3h. For the steering servo, use the
straight lever arm. Drill a small hole
in the lever arm the diameter of a #4
screw. Use the #4 screw, 2 washers,
and two #4 nuts to loosely attach your
modified tie rod to the servo lever arm.
Now, as you drive the car over rough
terrain, the servo will still be able to
steer the front wheel even as the front
suspension moves up and down.
4. INSTALL THE R/C RECEIVER AND WIRELESS CAMERA
4a. You can use just about any R/C
transmitter/receiver set for this project.
If you don’t already have a set, shop
around for a good deal. I found a great
deal on a 4-channel radio system kit
that included the transmitter, receiver,
and 1 servo for $60.
The reason I chose a 4-channel dual
stick transmitter (rather than a 2-
channel pistol-type transmitter) is
because I needed the second left-to-right stick to pan the camera.
4b. Using double-sided tape, attach
the receiver to the top of the steering
servo. To reduce the receiver’s bulkiness, remove its cover. This allows you
to easily install frequency crystals and
plug components into the receiver.
4c. Plug the camera servo into channel 4, and the steering servo into channel 1. Plug connection JP1
of the motor-control circuit board into channel 3 of the receiver; this connection will supply power to the
receiver and allow you to control the speed of the motor via the PWM signal generated from the PIC12F683
MCU. Make the PWM signal cable by crimping the male S connector’s pins to the bare-wire end of the male
servo cable using a pair of pliers.
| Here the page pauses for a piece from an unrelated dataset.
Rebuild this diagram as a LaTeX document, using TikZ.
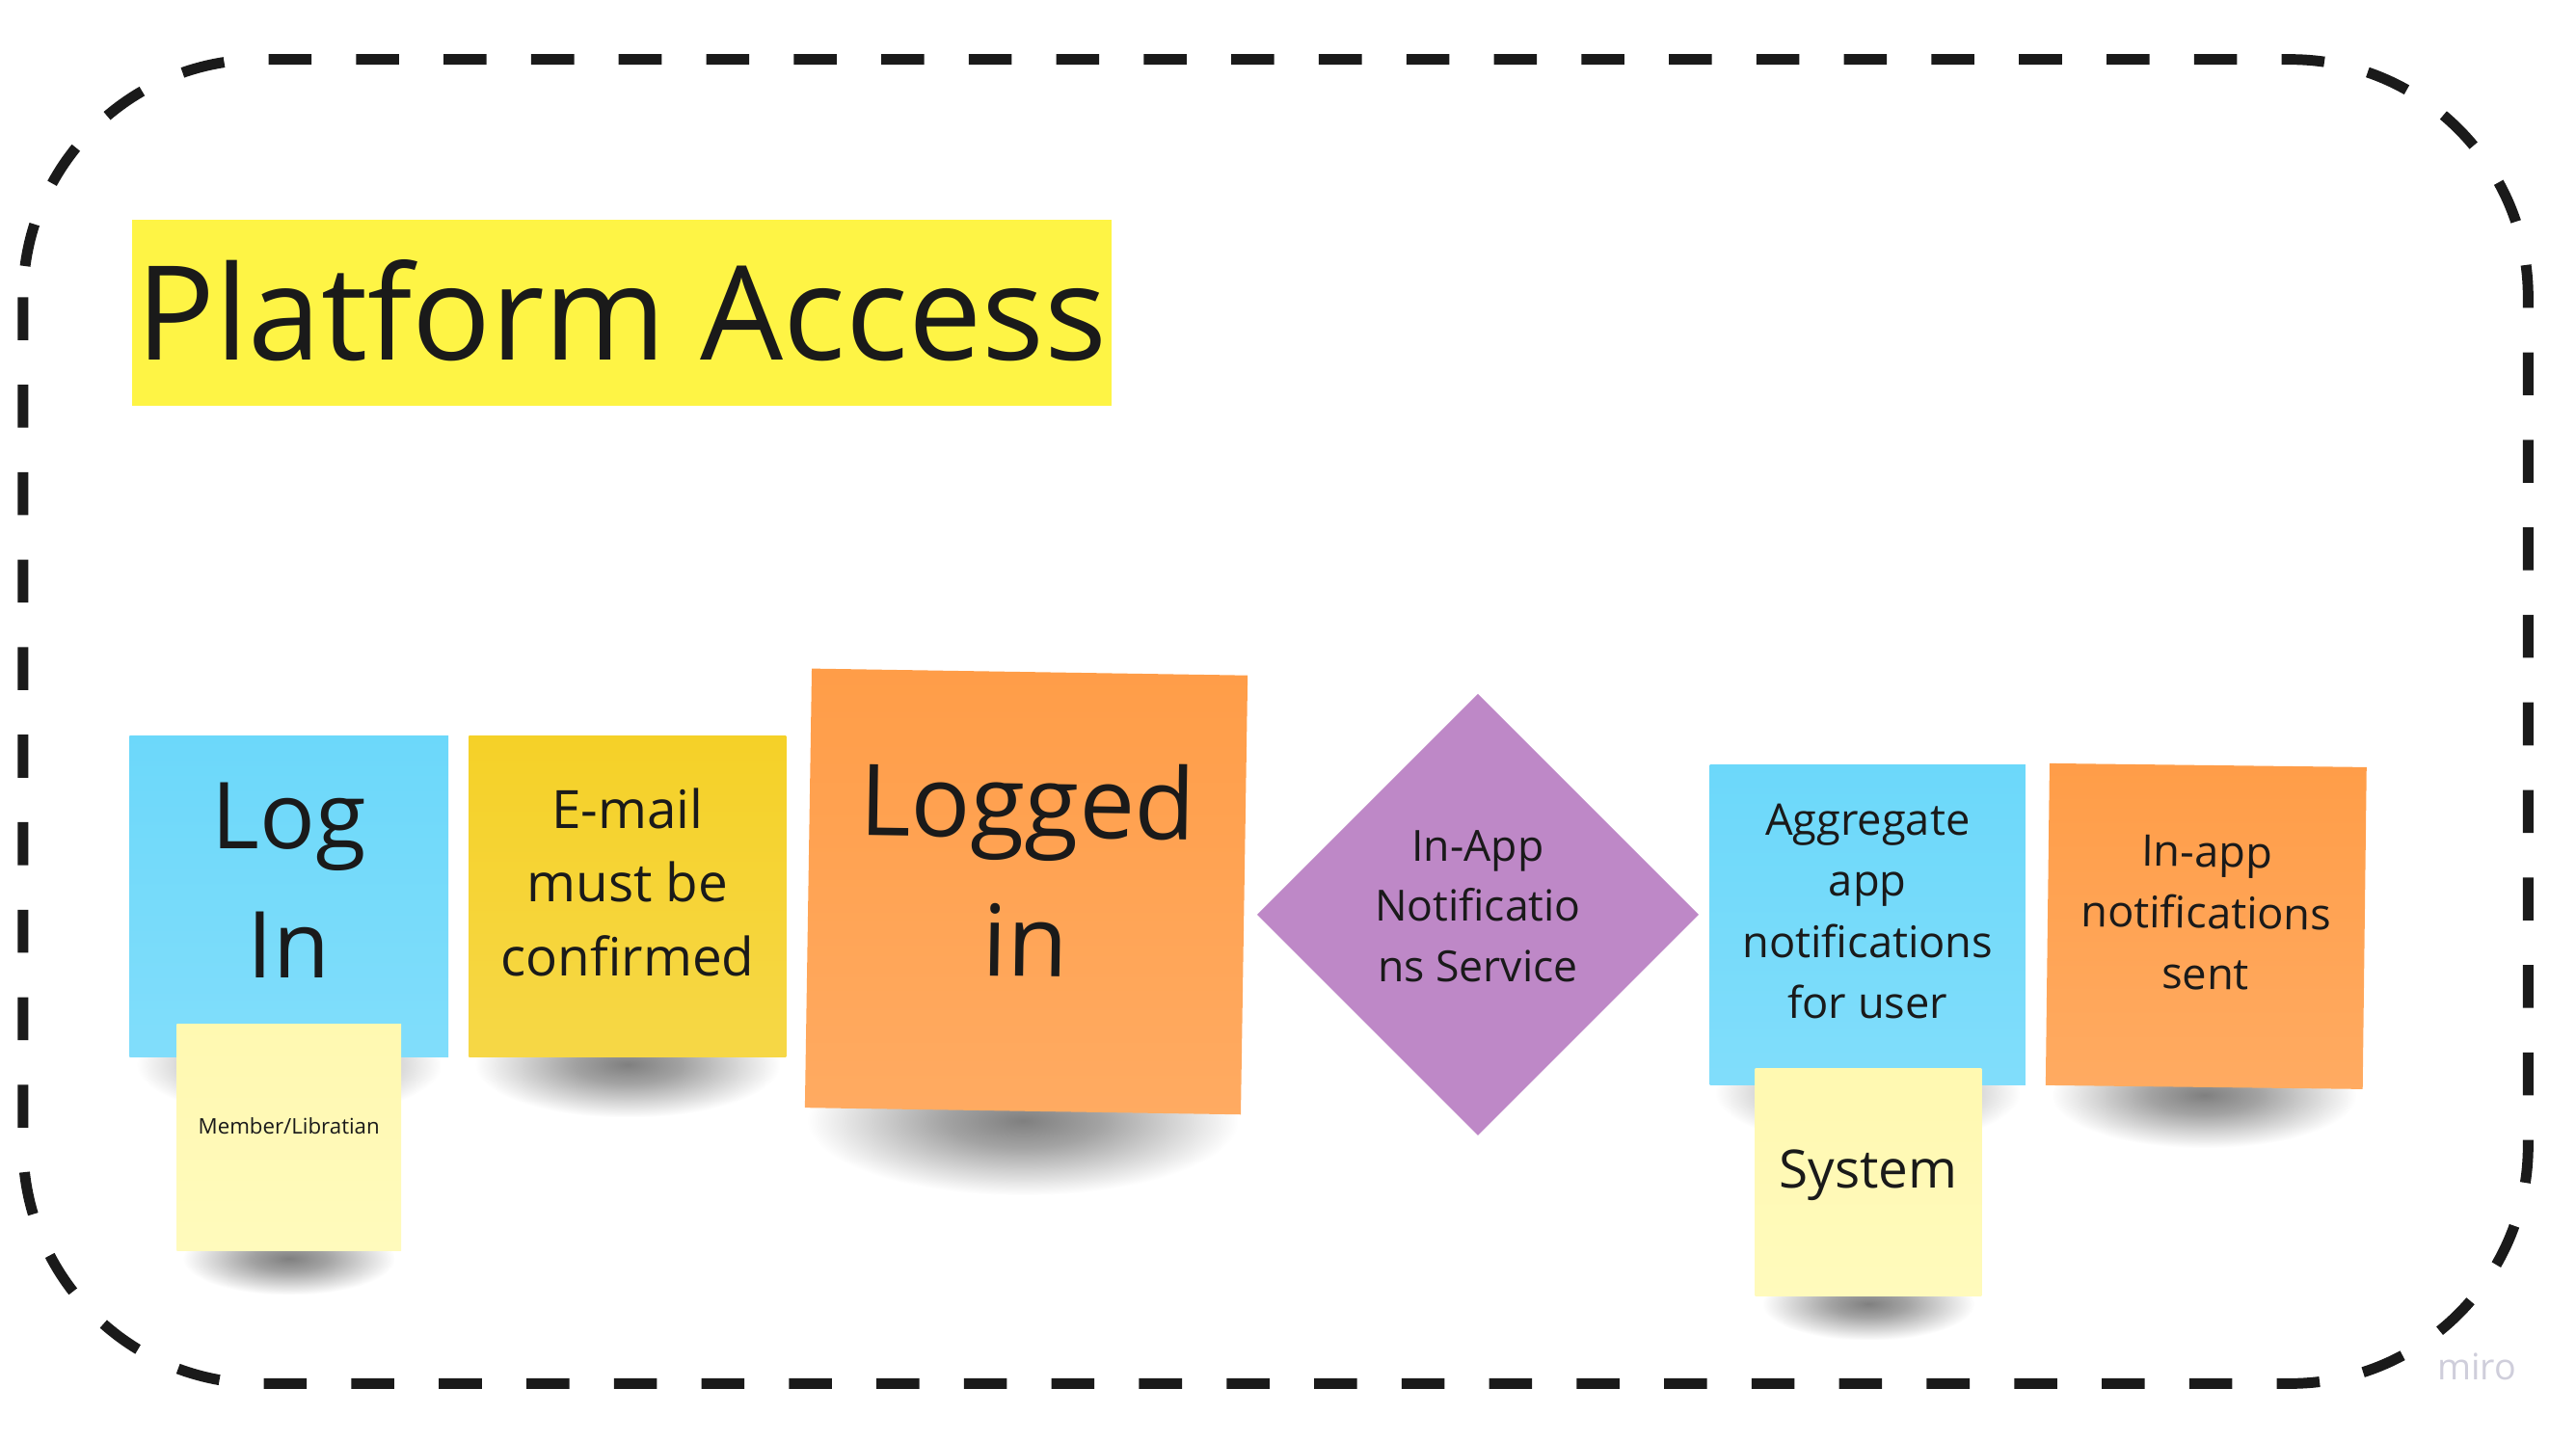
\documentclass[tikz,border=0pt]{standalone}
\usepackage{fontspec}
\setmainfont{Open Sans}
\usetikzlibrary{shapes.geometric,fadings}

\definecolor{notecyan}{HTML}{6CD8FA}
\definecolor{noteyellow}{HTML}{F5D128}
\definecolor{notelight}{HTML}{FFF9B1}
\definecolor{noteorange}{HTML}{FF9D48}
\definecolor{notepurple}{HTML}{BE88C7}
\definecolor{titleyellow}{HTML}{FEF445}
\definecolor{inkblack}{HTML}{1A1A1A}
\definecolor{mirogrey}{HTML}{CFCEDB}

\pgfdeclarelayer{background}
\pgfsetlayers{background,main}

% line struts so the text block sits like on the board
\newcommand\topstrut{\rule{0pt}{1.088em}}
\newcommand\botstrut[1][9pt]{\rule[-\dimexpr0.312em+#1\relax]{0pt}{\dimexpr0.312em+#1\relax}}

% soft shadow under the notes
\pgfdeclareradialshading{shadowblobshading}{\pgfpointorigin}{color(0bp)=(white); color(9bp)=(white!72!black); color(25bp)=(black); color(50bp)=(black)}
\pgfdeclarefading{shadowblob}{\pgfuseshading{shadowblobshading}}

\tikzset{every picture/.style={line width=0.75pt}}
\tikzset{
  frame/.style={draw=inkblack, line width=3.2pt, dash pattern=on 13pt off 13.5pt, rounded corners=72pt},
  titlebox/.style={fill=titleyellow, inner sep=0pt, minimum width=296.5pt, minimum height=56.5pt,
    font=\fontsize{39.7}{48}\selectfont, text=inkblack, text height=28.4pt, text depth=0pt},
  sticky/.style={rectangle, inner sep=0pt, align=center, text=inkblack,
    top color=#1, bottom color=#1!86!white},
  shadowfill/.style={fill=black, fill opacity=0.5, path fading=shadowblob}
}

\begin{document}
\begin{tikzpicture}[x=0.5pt,y=0.5pt,yscale=-1]
\useasboundingbox (0,0) rectangle (1560,873.4);

%Rounded Rect 
\draw [frame] (14,36) rectangle (1531,838);

% Text Node
\node [titlebox] (title) at (376.5,189.5) {Platform Access};

%Sticky Note 
\node [sticky=notecyan, minimum width=96.5pt, minimum height=97pt, font=\fontsize{28}{39.2}\selectfont] (login) at (175,543) {\topstrut Log\\In\botstrut[11.5pt]};
%Sticky Note 
\node [sticky=notelight, minimum width=68pt, minimum height=68.5pt, font=\fontsize{6.5}{9.1}\selectfont] (member) at (175,689) {\topstrut Member/Libratian\botstrut[7pt]};
%Sticky Note 
\node [sticky=noteyellow, minimum width=96pt, minimum height=97pt, font=\fontsize{16}{22.4}\selectfont] (email) at (380,543) {\topstrut E-mail\\must be\\confirmed\botstrut};
%Sticky Note 
\node [sticky=noteorange, rotate=-0.9, minimum width=132pt, minimum height=133pt, font=\fontsize{30}{42}\selectfont] (logged) at (621.5,540) {\topstrut Logged\\in\botstrut[14pt]};
%Diamond 
\node [diamond, fill=notepurple, inner sep=0pt, align=center, text=inkblack, minimum width=134pt, minimum height=134pt, font=\fontsize{13}{18.2}\selectfont] (service) at (895,554) {\topstrut In-App\\Notificatio\\ns Service\botstrut[6pt]};
%Sticky Note 
\node [sticky=notecyan, minimum width=95.5pt, minimum height=97pt, font=\fontsize{13.2}{18.5}\selectfont] (aggregate) at (1131,560) {\topstrut Aggregate\\app\\notifications\\for user\botstrut};
%Sticky Note 
\node [sticky=notelight, minimum width=68.5pt, minimum height=69pt, font=\fontsize{16}{22.4}\selectfont] (system) at (1131.5,716) {\topstrut System\botstrut};
%Sticky Note 
\node [sticky=noteorange, rotate=-0.7, minimum width=96pt, minimum height=97.5pt, font=\fontsize{13.2}{18.5}\selectfont] (sent) at (1336,561) {\topstrut In-app\\notifications\\sent\botstrut};

% Text Node
\node [text=mirogrey, inner sep=0pt, font=\fontsize{11}{13}\selectfont] (miro) at (1500,828) {miro};

%Shadows
\begin{pgfonlayer}{background}
\fill [shadowfill] (login.south) ++(-92,-28) rectangle ++(184,64);
\fill [shadowfill] (member.south) ++(-64,-18) rectangle ++(128,44);
\fill [shadowfill] (email.south) ++(-92,-28) rectangle ++(184,64);
\fill [shadowfill] (logged.south) ++(-130,-40) rectangle ++(260,90);
\fill [shadowfill] (aggregate.south) ++(-92,-28) rectangle ++(184,64);
\fill [shadowfill] (system.south) ++(-64,-18) rectangle ++(128,44);
\fill [shadowfill] (sent.south) ++(-92,-28) rectangle ++(184,64);
\end{pgfonlayer}
\end{tikzpicture}
\end{document}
Now, in order to reduce electronic noise interference, loop the PWM cable
through a ferrite ring before plugging it into channel 3 of the receiver. This ring will increase the cable’s
inductance, thereby filtering out high-frequency electronic noise.
CAUTION: When using R/C transmitters and receivers for cars, keep them in the R/C car frequency
range of right around 75MHz. R/C airplanes operate right around the 72MHz frequency range.